I suppose these last few days I’ve been feeling down. I’ve been worrying about leaving home; concerns about my car; there has been friction between myself, my parents and a good friend of mine, which I utterly loathe; and so on. Yet, on the reverse side of it all, I have, possibly for the first time in my life, the feeling that I can deal with it all. I know what I have to do to solve these problems, and know I can do them.

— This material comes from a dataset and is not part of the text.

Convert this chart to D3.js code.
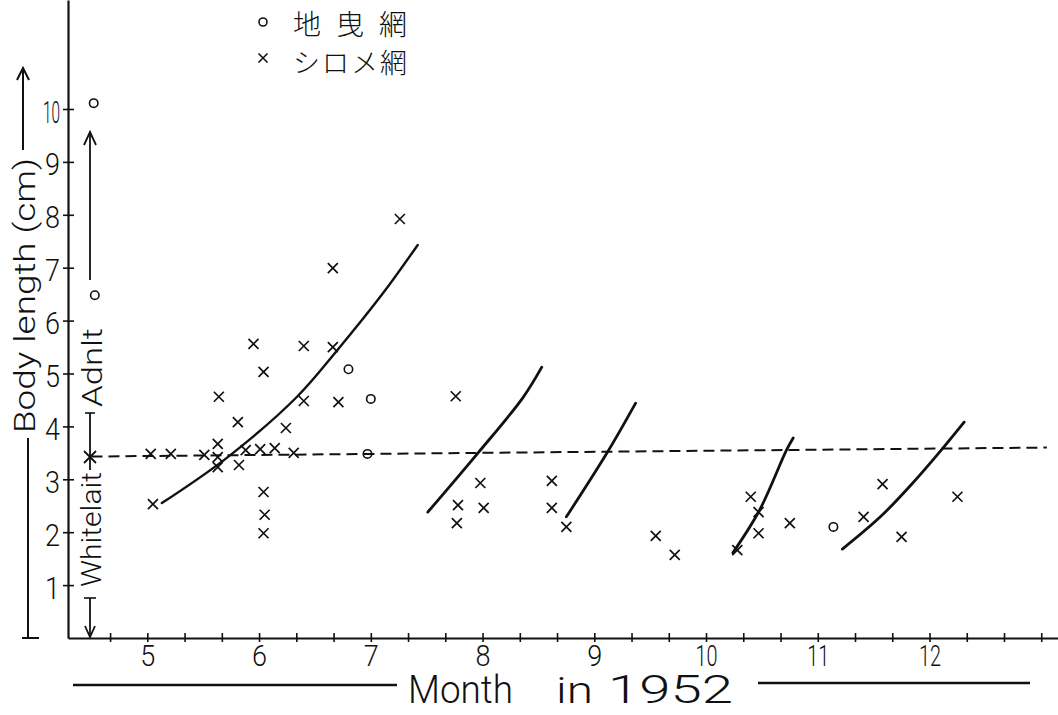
<!DOCTYPE html>
<html>
<head>
<meta charset="utf-8">
<script src="https://cdn.jsdelivr.net/npm/d3@7"></script>
<style>
  html, body { margin: 0; padding: 0; background: #fff; }
  svg { display: block; }
  .lat { font-family: Roboto, "Liberation Sans Narrow", "DejaVu Sans", sans-serif; font-weight: 300; fill: #111; }
  .cjk { font-family: "Noto Sans CJK JP", sans-serif; font-weight: 300; fill: #111; }
</style>
</head>
<body>
<svg id="chart" width="1058" height="715"></svg>
<script>
// ---------------- data ----------------
const monthTicks = [5, 6, 7, 8, 9, 10, 11, 12];
const monthLabels = ["5", "6", "7", "8", "9", "10", "11", "12"];
const lengthTicks = [1, 2, 3, 4, 5, 6, 7, 8, 9, 10];
const lengthLabels = ["1", "2", "3", "4", "5", "6", "7", "8", "9", "10"];

// 地曳網 (circles): month, body length (cm)
const circleMonth  = [4.52, 4.53, 6.80, 7.00, 6.97, 11.14];
const circleLength = [10.11, 6.48, 5.08, 4.52, 3.48, 2.10];

// シロメ網 (crosses): month, body length (cm)
const crossMonth = [
  7.26, 6.66, 5.95, 6.40, 6.66, 6.04, 5.64, 6.40, 6.71, 5.81, 6.24, 5.63, 5.03, 5.21,
  5.51, 5.63, 5.88, 6.01, 6.14, 6.31, 5.63, 5.82, 6.04, 6.05, 6.04, 5.05,
  7.76, 7.98, 7.78, 8.01, 7.77, 8.62, 8.62, 8.75, 9.55, 9.72,
  10.40, 10.47, 10.47, 10.28, 10.75, 11.41, 11.58, 11.75, 12.25
];
const crossLength = [
  7.92, 6.99, 5.56, 5.52, 5.50, 5.03, 4.56, 4.48, 4.46, 4.08, 3.97, 3.67, 3.48, 3.48,
  3.46, 3.42, 3.55, 3.57, 3.59, 3.50, 3.23, 3.27, 2.76, 2.33, 1.98, 2.53,
  4.57, 2.93, 2.51, 2.46, 2.17, 2.97, 2.46, 2.10, 1.93, 1.57,
  2.67, 2.38, 1.98, 1.66, 2.17, 2.29, 2.91, 1.91, 2.67
];

// growth curves: [month, length]
const curve1 = [[5.13, 2.55], [5.72, 3.42], [6.34, 4.56], [6.70, 5.44], [7.11, 6.52], [7.42, 7.43]];
const curve2 = [[7.51, 2.38], [7.96, 3.50], [8.36, 4.54], [8.53, 5.12]];
const curve3 = [[8.75, 2.29], [9.12, 3.52], [9.37, 4.44]];
const curve4 = [[10.24, 1.61], [10.48, 2.42], [10.72, 3.55], [10.78, 3.78]];
const curve5 = [[11.22, 1.68], [11.56, 2.29], [11.85, 2.93], [12.12, 3.59], [12.31, 4.08]];

// whitebait / adult boundary (dashed)
const boundary = [[4.50, 3.43], [13.05, 3.60]];

// ---------------- drawing ----------------
const svg = d3.select("#chart");
const ink = "#111";

const x = d3.scaleLinear().domain([4.29, 13.15]).range([68, 1058]);
const y = d3.scaleLinear().domain([0, 12.06]).range([638, 0]);

// X axis (ticks every 1/3 month, labels on whole months)
const thirds = d3.range(14, 40).map(k => k / 3);
const xAxis = d3.axisBottom(x)
  .tickValues(thirds)
  .tickSize(0)
  .tickSizeOuter(0)
  .tickPadding(8)
  .tickFormat(d => {
    const i = monthTicks.findIndex(m => Math.abs(m - d) < 1e-6);
    return i >= 0 ? monthLabels[i] : "";
  });
const gx = svg.append("g").attr("transform", "translate(0,638)").call(xAxis);
gx.select(".domain").attr("stroke", ink).attr("stroke-width", 2.2);
gx.selectAll(".tick line").attr("stroke", ink).attr("stroke-width", 1.6).attr("y1", -5).attr("y2", 4);
gx.selectAll(".tick text")
  .attr("class", "lat")
  .style("font-size", "30px")
  .attr("fill", ink)
  .attr("dy", "0.68em")
  .each(function(d) {
    const t = d3.select(this).text();
    if (t) d3.select(this).attr("textLength", t.length > 1 ? 22 : 15).attr("lengthAdjust", "spacingAndGlyphs");
  });

// Y axis
const yAxis = d3.axisLeft(y)
  .tickValues(lengthTicks)
  .tickSize(0)
  .tickSizeOuter(0)
  .tickPadding(8)
  .tickFormat((d, i) => lengthLabels[i]);
const gy = svg.append("g").attr("transform", "translate(68,0)").call(yAxis);
gy.select(".domain").attr("stroke", ink).attr("stroke-width", 2.2);
gy.selectAll(".tick line").attr("stroke", ink).attr("stroke-width", 1.6).attr("x1", -5).attr("x2", 6);
gy.selectAll(".tick text")
  .attr("class", "lat")
  .style("font-size", "31px")
  .attr("fill", ink)
  .attr("dy", "0.42em")
  .each(function() {
    const t = d3.select(this).text();
    d3.select(this).attr("textLength", t.length > 1 ? 17 : 15).attr("lengthAdjust", "spacingAndGlyphs");
  });

// dashed boundary line
const line = d3.line().x(d => x(d[0])).y(d => y(d[1]));
svg.append("path")
  .attr("d", line(boundary))
  .attr("fill", "none")
  .attr("stroke", ink)
  .attr("stroke-width", 2)
  .attr("stroke-dasharray", "11,6");

// growth curves
const curveLine = d3.line().x(d => x(d[0])).y(d => y(d[1])).curve(d3.curveCatmullRom);
[curve1, curve2, curve3, curve4, curve5].forEach((c, i) => {
  svg.append("path")
    .attr("d", curveLine(c))
    .attr("fill", "none")
    .attr("stroke", ink)
    .attr("stroke-width", i === 0 ? 2.4 : 2.8)
    .attr("stroke-linecap", "round");
});

// circles (地曳網)
svg.append("g").selectAll("circle")
  .data(circleMonth.map((m, i) => [m, circleLength[i]]))
  .join("circle")
  .attr("cx", d => x(d[0]))
  .attr("cy", d => y(d[1]))
  .attr("r", 4.2)
  .attr("fill", "none")
  .attr("stroke", ink)
  .attr("stroke-width", 1.6);

// crosses (シロメ網)
const xPath = "M-5,-5L5,5M-5,5L5,-5";
svg.append("g").selectAll("path")
  .data(crossMonth.map((m, i) => [m, crossLength[i]]))
  .join("path")
  .attr("d", xPath)
  .attr("transform", d => `translate(${x(d[0])},${y(d[1])})`)
  .attr("fill", "none")
  .attr("stroke", ink)
  .attr("stroke-width", 1.7);

// legend
const lg = svg.append("g");
lg.append("circle").attr("cx", 263).attr("cy", 22).attr("r", 4).attr("fill", "none").attr("stroke", ink).attr("stroke-width", 1.6);
lg.append("path").attr("d", "M-4.5,-4.5L4.5,4.5M-4.5,4.5L4.5,-4.5").attr("transform", "translate(263,58)")
  .attr("fill", "none").attr("stroke", ink).attr("stroke-width", 1.6);
lg.append("text").attr("class", "cjk").attr("x", 293).attr("y", 23).attr("dominant-baseline", "central")
  .style("font-size", "28px").attr("textLength", 114).attr("lengthAdjust", "spacing").text("地曳網");
lg.append("text").attr("class", "cjk").attr("x", 293).attr("y", 61).attr("dominant-baseline", "central")
  .style("font-size", "27px").attr("textLength", 114).attr("lengthAdjust", "spacing").text("シロメ網");

// ---- left annotations ----
const ann = svg.append("g").attr("stroke", ink).attr("fill", "none").attr("stroke-width", 2);
// outer: Body length (cm) with arrow
ann.append("line").attr("x1", 23).attr("y1", 150).attr("x2", 23).attr("y2", 68);
ann.append("path").attr("d", "M17,80L23,68L29,80");
ann.append("line").attr("x1", 28).attr("y1", 438).attr("x2", 28).attr("y2", 638);
ann.append("line").attr("x1", 22).attr("y1", 638).attr("x2", 39).attr("y2", 638);
svg.append("text").attr("class", "lat")
  .attr("transform", "translate(35,433) rotate(-90)")
  .style("font-size", "30px")
  .attr("textLength", 275).attr("lengthAdjust", "spacingAndGlyphs")
  .text("Body length (cm)");

// inner: Adult / Whitebait
ann.append("line").attr("x1", 90).attr("y1", 280).attr("x2", 90).attr("y2", 132).attr("stroke-width", 1.8);
ann.append("path").attr("d", "M84,145L90,132L96,145").attr("stroke-width", 1.8);
ann.append("line").attr("x1", 90).attr("y1", 413).attr("x2", 90).attr("y2", 470).attr("stroke-width", 1.8);
ann.append("line").attr("x1", 85).attr("y1", 413).attr("x2", 95).attr("y2", 413).attr("stroke-width", 1.6);
ann.append("path").attr("d", "M84,451L96,463M84,463L96,451").attr("stroke-width", 1.8);
ann.append("line").attr("x1", 84).attr("y1", 598).attr("x2", 96).attr("y2", 598).attr("stroke-width", 1.6);
ann.append("line").attr("x1", 90).attr("y1", 598).attr("x2", 90).attr("y2", 637).attr("stroke-width", 1.8);
ann.append("path").attr("d", "M85,626L90,637L95,626").attr("stroke-width", 1.8);
svg.append("text").attr("class", "lat")
  .attr("transform", "translate(102,407) rotate(-90)")
  .style("font-size", "28px")
  .attr("textLength", 79).attr("lengthAdjust", "spacingAndGlyphs")
  .text("Adnlt");
svg.append("text").attr("class", "lat")
  .attr("transform", "translate(101,587) rotate(-90)")
  .style("font-size", "28px")
  .attr("textLength", 115).attr("lengthAdjust", "spacingAndGlyphs")
  .text("Whitelait");

// x title
ann.append("line").attr("x1", 73).attr("y1", 685).attr("x2", 397).attr("y2", 685).attr("stroke-width", 2.4);
ann.append("line").attr("x1", 758).attr("y1", 683).attr("x2", 1030).attr("y2", 683).attr("stroke-width", 2.4);
svg.append("text").attr("class", "lat").attr("x", 408).attr("y", 703)
  .style("font-size", "38px").attr("textLength", 105).attr("lengthAdjust", "spacingAndGlyphs").text("Month");
svg.append("text").attr("class", "lat").attr("x", 556).attr("y", 703)
  .style("font-size", "36px").attr("textLength", 37).attr("lengthAdjust", "spacingAndGlyphs").text("in");
svg.append("text").attr("class", "lat").attr("x", 608).attr("y", 703)
  .style("font-size", "38px").attr("textLength", 125).attr("lengthAdjust", "spacingAndGlyphs").text("1952");
</script>
</body>
</html>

Of course, this is helped by the news that I got a first for my Classical Hollywood cinema essay. I popped over to Crewe yesterday, and bumped into my film tutor. We got chatting – I told him of my intentions to do a PhD in film there, and he seems to think it was a great idea. I’m still intrigued by the question of filmic linguistics: how, exactly, does film work at the level of the shot? What ‘drives’ meaning from one shot to the next? Is it the principals of ‘montage or bust’, as Eisenstein had it? Is it through sheer necessity, rather than anything bore complex? Or – and this is the part which fascinates me – does synesthesia play a role? Further, the other day I was pondering visual / pectoral languages, and it occurred to me that I could potentially draw lessons from minspeak, for there pictures are used to make meaning, but because the minspeak user often selects two buttons (thereby modifying the selection made to make a third meaning) the relationship between sign and signified is more arbitrary in the sesseurean sense. Now, I may be completely barking up the wrong tree, but the question is could film be functioning in a similar way, albeit unconsciously? Could the juxtaposition of two shots be combining to make a third meaning, slightly arbitrarily? As I say I am fascinated by the whole plethora of questions this (admittedly reductivist) approach to film gives rise to, and I am eagerly looking into it.
In the meantime, I am eagerly looking forward to this weekend. With luck, I’ll be able to get more acquainted with Minspeak, perhaps enough to work out if it is of any theoretical use in my film work. If it is, and something similar to minspeak is operating within film (thereby bypassing Metz’ major reservation over whether film constitutes a language) I’ll be very excited. Either way, I can’t wait to see the 1voice kids this weekend – if last year was anything to go by, it’ll be one hell of a weekend. I just hope I don’t bore them too much.